Being generally water averse, this movement of Jesus and Peter “out into the deep water” goes very much against my natural instincts. Sure, Jesus, I would love to hang out with you from the comfort and safety of the shoreline. Perhaps I would even be willing to wade out a bit to hear what you have to say from Peter’s boat floating calmly in the shallow water; it would help if I could still see and feel my feet on the ground below the surface of the gentle waves. But going out with you into the deep water, where you are asking me to do work my work in a place that leaves me feeling uncomfortable and insecure – that’s a perceived risk to my own well-being, and honestly, I’d rather not.
But here’s the catch (no pun intended)… it is only after Peter casts out into the deep in the presence of Jesus and experiences the insecurity that accompanies Jesus’ life-giving abundance (remember, the boats of Peter and his partners began sinking as they filled with the fish that they caught) that Peter is able to respond whole-heartedly to Jesus’ invitation to follow him. Following Jesus, for Peter and for all of us, means becoming fishers of people through our faithful witnesses to the kingdom of God that is embodied in the person of Jesus Christ.
The apostle Paul later reiterates this idea of what it means to follow Jesus in his First Letter to the Corinthians: working to build up the body of Christ by putting love above all else, especially our own egos, even when it means sacrificing the privilege to which we have grown accustomed.
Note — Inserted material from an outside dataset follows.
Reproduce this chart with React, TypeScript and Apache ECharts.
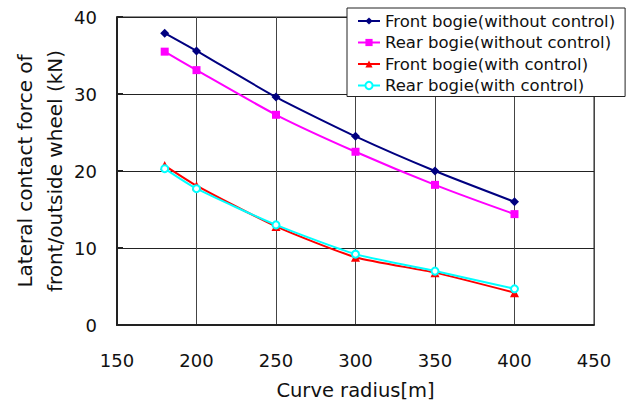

And, bringing Paul back into conversation with last Sunday’s Lukan narrative, the letting go of those things that prevent us from loving on God’s terms rather than our own necessarily means doing some real “deep water” work in the presence of Jesus.
As a white person who would at least like to think that I am committed to following Jesus and building up the body of Christ in love, I have (all too slowly) become convicted that an essential component of the “deep water” work Jesus is drawing me into is honestly acknowledging my own racial privilege and consciously working to disrupt my own participation in the perpetuation of the white supremacist culture that pervades our communities and institutions, including our church. I cannot love my brothers and sisters of color in a God-like way that builds up this body if, out of my own feelings of insecurity, I choose to dismiss any feedback that, by the things I have done and left undone, I have caused them harm. In this context, maintaining willful ignorance on my part closes me off from Jesus’ call to put out into the deep water and actively fractures Christ’s body rather than builds it up.
For this reason, I am very much looking forward to continuing the conversation that began at our Anti-Racism Team’s latest book discussion on White Fragility by Robin DiAngelo. Let’s venture out into the deep water in the presence of Jesus and one another, let’s do our work to put love above all else, and in the process, let’s learn a little bit more about what it looks like to follow Jesus and build up his body here in our Trinity community.